Let me begin by saying that the most important ingredient needed to be a successful single-father is "love." The love that I have for my children is the most intense feeling I’ve ever experienced and it grows daily. I have two kids, and I can see no further than my children. They are the one true force that drives me to better myself in life.

Becoming a single parent was a big adjustment, not only for myself, but for the kids as well. My ex-wife and I separated six years ago when my children were only eleven and eight years old, and my initial feeling was that of betrayal of my kids. What made it more difficult was the fact that I too am a product of a broken home. I, therefore, knew first-hand the effect divorce has on children, and it hurt me that my own children would also experience that pain.
A father should be a "rock." A strong and supportive figure in his children’s lives.

I also felt as if I had deserted my kids.

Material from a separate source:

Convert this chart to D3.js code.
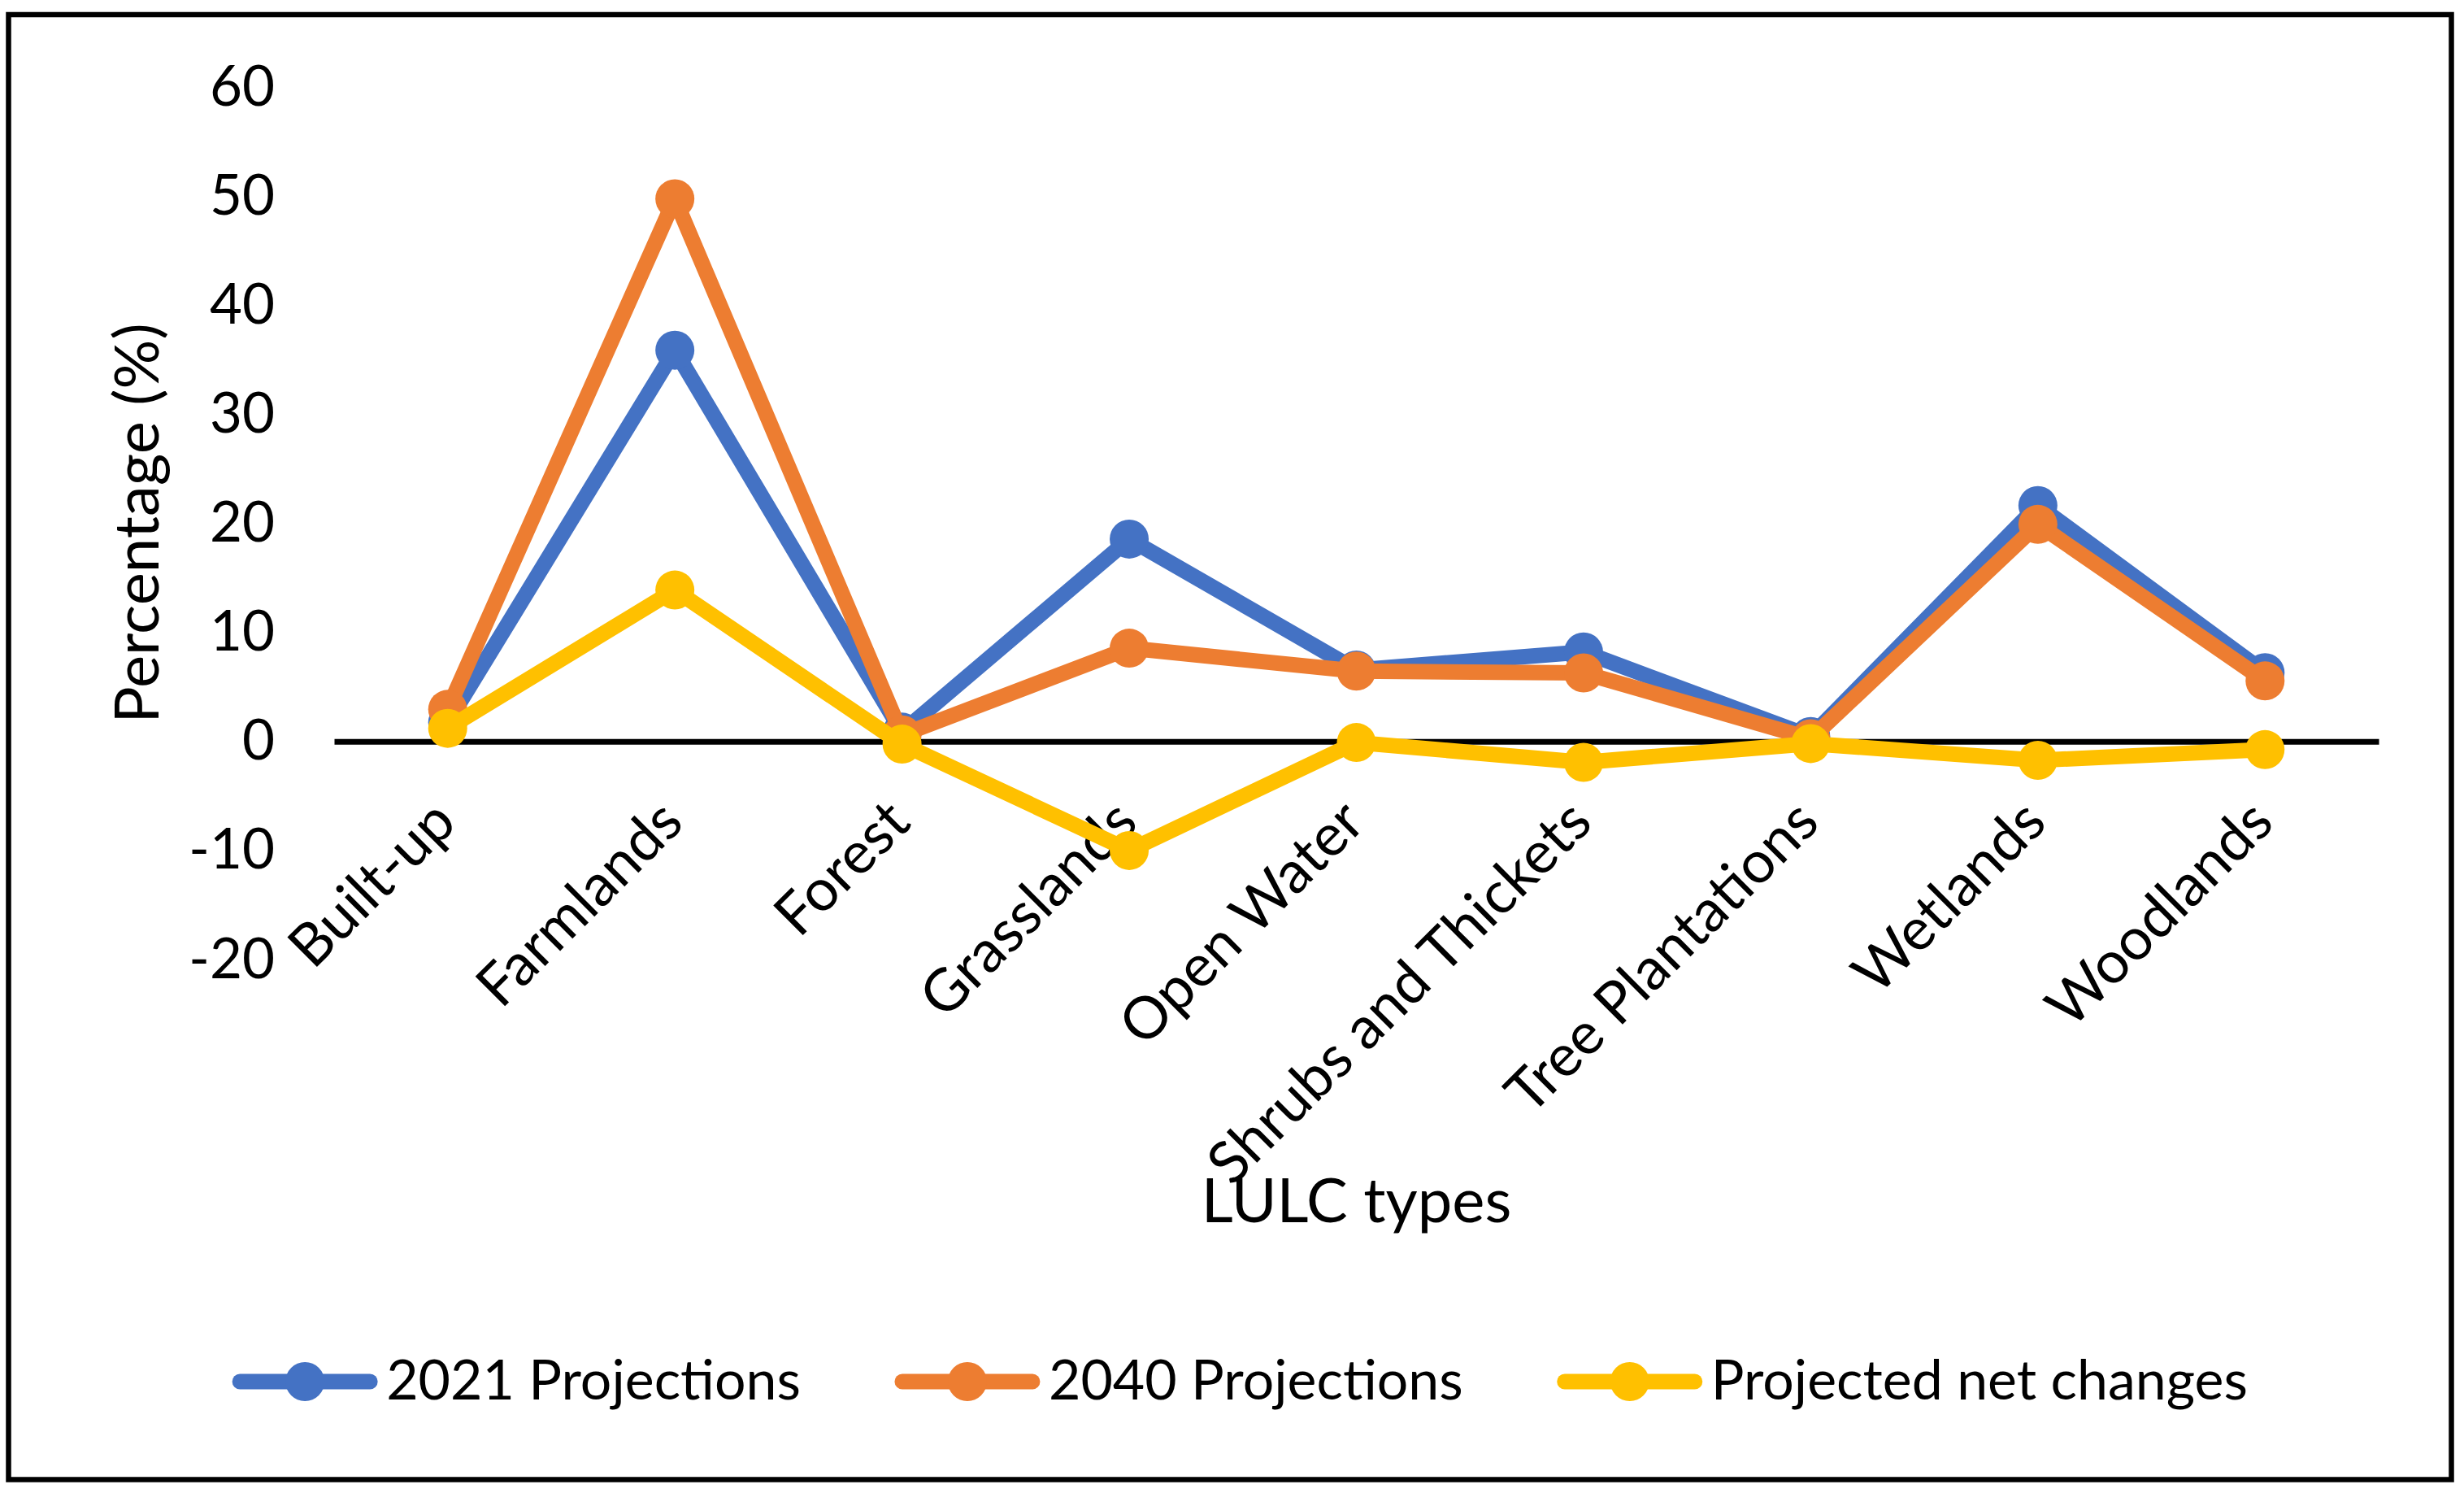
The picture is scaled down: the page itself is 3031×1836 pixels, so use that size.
<!DOCTYPE html>
<html>
<head>
<meta charset="utf-8">
<script src="https://cdn.jsdelivr.net/npm/d3@7"></script>
<style>
  html, body { margin: 0; padding: 0; background: #ffffff; }
  svg { display: block; }
  text { font-family: Lato, "Open Sans", "Liberation Sans", sans-serif; fill: #000; }
</style>
</head>
<body>
<svg id="chart" width="3031" height="1836"></svg>
<script>
// ---- data ----
const categories = ["Built-up", "Farmlands", "Forest", "Grasslands", "Open Water",
  "Shrubs and Thickets", "Tree Plantations", "Wetlands", "Woodlands"];
const proj2021 = [1.74, 35.87, 0.85, 18.55, 6.55, 8.2, 0.45, 21.63, 6.3];
const proj2040 = [2.94, 49.75, 0.6, 8.55, 6.45, 6.28, 0.25, 19.9, 5.55];
const netChange = [1.2, 13.88, -0.25, -10.0, -0.1, -1.92, -0.2, -1.73, -0.75];
const yTicks = [-20, -10, 0, 10, 20, 30, 40, 50, 60];
const yTickLabels = ["-20", "-10", "0", "10", "20", "30", "40", "50", "60"];
const seriesNames = ["2021 Projections", "2040 Projections", "Projected net changes"];
const seriesColors = ["#4472C4", "#ED7D31", "#FFC000"];
const xTitle = "LULC types";
const yTitle = "Percentage (%)";

const series = [proj2021, proj2040, netChange].map((vals, i) => ({
  name: seriesNames[i], color: seriesColors[i],
  points: vals.map((v, j) => ({ cat: categories[j], value: v }))
}));

// ---- layout ----
const W = 3031, H = 1836;
const plot = { left: 411, right: 2926, top: 107, bottom: 1180 };
const svg = d3.select("#chart");

svg.append("rect").attr("x", 0).attr("y", 0).attr("width", W).attr("height", H).attr("fill", "#fff");
svg.append("rect")
  .attr("x", 10.5).attr("y", 18).attr("width", 3005).attr("height", 1801.5)
  .attr("fill", "none").attr("stroke", "#000").attr("stroke-width", 6.5);

const x = d3.scalePoint().domain(categories).range([plot.left, plot.right]).padding(0.5);
const y = d3.scaleLinear().domain([-20, 60]).range([plot.bottom, plot.top]);

// y axis (labels only)
const yAxis = svg.append("g")
  .attr("transform", "translate(338,0)")
  .call(d3.axisLeft(y).tickValues(yTicks).tickSize(0).tickPadding(0)
    .tickFormat((d, i) => yTickLabels[i]));
yAxis.select(".domain").remove();
yAxis.selectAll("text")
  .attr("font-size", 69).attr("font-family", "Lato, 'Open Sans', sans-serif").attr("fill", "#000");

// x axis at zero
const xAxis = svg.append("g")
  .attr("transform", `translate(0,${y(0)})`)
  .call(d3.axisBottom(x).tickSize(0).tickSizeOuter(0));
xAxis.select(".domain").attr("stroke", "#000").attr("stroke-width", 7);
xAxis.selectAll("text")
  .attr("font-size", 72).attr("font-family", "Lato, 'Open Sans', sans-serif").attr("fill", "#000")
  .attr("x", 0).attr("y", 0).attr("dy", 0)
  .attr("text-anchor", "end")
  .attr("transform", "translate(13,103) rotate(-45)");

// lines
const line = d3.line().x(d => x(d.cat)).y(d => y(d.value));
const sg = svg.append("g").selectAll("g.series").data(series).join("g").attr("class", "series");
sg.append("path")
  .attr("d", d => line(d.points))
  .attr("fill", "none").attr("stroke", d => d.color)
  .attr("stroke-width", 19).attr("stroke-linejoin", "round").attr("stroke-linecap", "round");
sg.selectAll("circle").data(d => d.points.map(p => ({ ...p, color: d.color }))).join("circle")
  .attr("cx", d => x(d.cat)).attr("cy", d => y(d.value)).attr("r", 24)
  .attr("fill", d => d.color);

// axis titles
svg.append("text").text(xTitle)
  .attr("x", (plot.left + plot.right) / 2).attr("y", 1503)
  .attr("text-anchor", "middle").attr("font-size", 76);
svg.append("text").text(yTitle)
  .attr("text-anchor", "middle").attr("font-size", 76)
  .attr("transform", `translate(195,${(plot.top + plot.bottom) / 2}) rotate(-90)`);

// legend
const legend = svg.append("g");
const items = legend.selectAll("g").data(series).join("g");
items.append("line")
  .attr("x1", 10).attr("x2", 170).attr("y1", 0).attr("y2", 0)
  .attr("stroke", d => d.color).attr("stroke-width", 19).attr("stroke-linecap", "round");
items.append("circle").attr("cx", 90).attr("cy", 0).attr("r", 24).attr("fill", d => d.color);
items.append("text").text(d => d.name)
  .attr("x", 190).attr("y", 22).attr("font-size", 68);
const widths = [];
items.each(function() { widths.push(190 + d3.select(this).select("text").node().getComputedTextLength()); });
const gapItems = 115;
const total = d3.sum(widths) + gapItems * (widths.length - 1);
let cx = 1525 - total / 2;
items.attr("transform", (d, i) => {
  const t = `translate(${cx},1699)`;
  cx += widths[i] + gapItems;
  return t;
});
</script>
</body>
</html>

My kids and I were, and still are, very close. My gut feeling was that I did the right thing in leaving, but I still felt very guilty. I promised my kids that I would never turn my back on them, and I never have.

Although my kids have since adjusted well to the split, in the beginning, there was a lot of pulling back and forth between their mom and me. But, I always knew in my heart that the love that I shared with my kids would overcome any negative thing said about me by their mother.

I make it a point to remain actively involved in every part of my children’s lives. I get such great joy in having my children around me! As a parent, I try to be a positive role model for them. This brings to mind an incident that occurred a few years ago. While driving my son and nephew to the ballpark, the boys were in the back seat discussing role models. My son asked his cousin who his role model was, and my nephew responded with the name of a professional athlete. When asked the same question, my son responded that his dad was his role model. That little statement continues to stick with me to this day. "My dad is my role model." No sweeter words could ever be spoken by a young son of his father!
"My dad is my role model!"

No sweeter words could ever be spoken by a young son of his father!

I do not see the role of single father as a burden, or as an especially difficult job. I see it as simply being a man. I have no respect for so-called "men" who desert their children. I view it as an act of cowardice to neglect a child. How can a man live with himself who denies his children? A father should be a "rock." A strong and supportive figure in his children’s lives.

When faced with the challenge of single fatherhood, first and foremost always be open with your kids. This will earn their trust and respect. You have the responsibility to teach your children the ways of life. I live for my children. They are first and foremost in my life. And when things get a little bumpy, and they will, remember that love conquers all!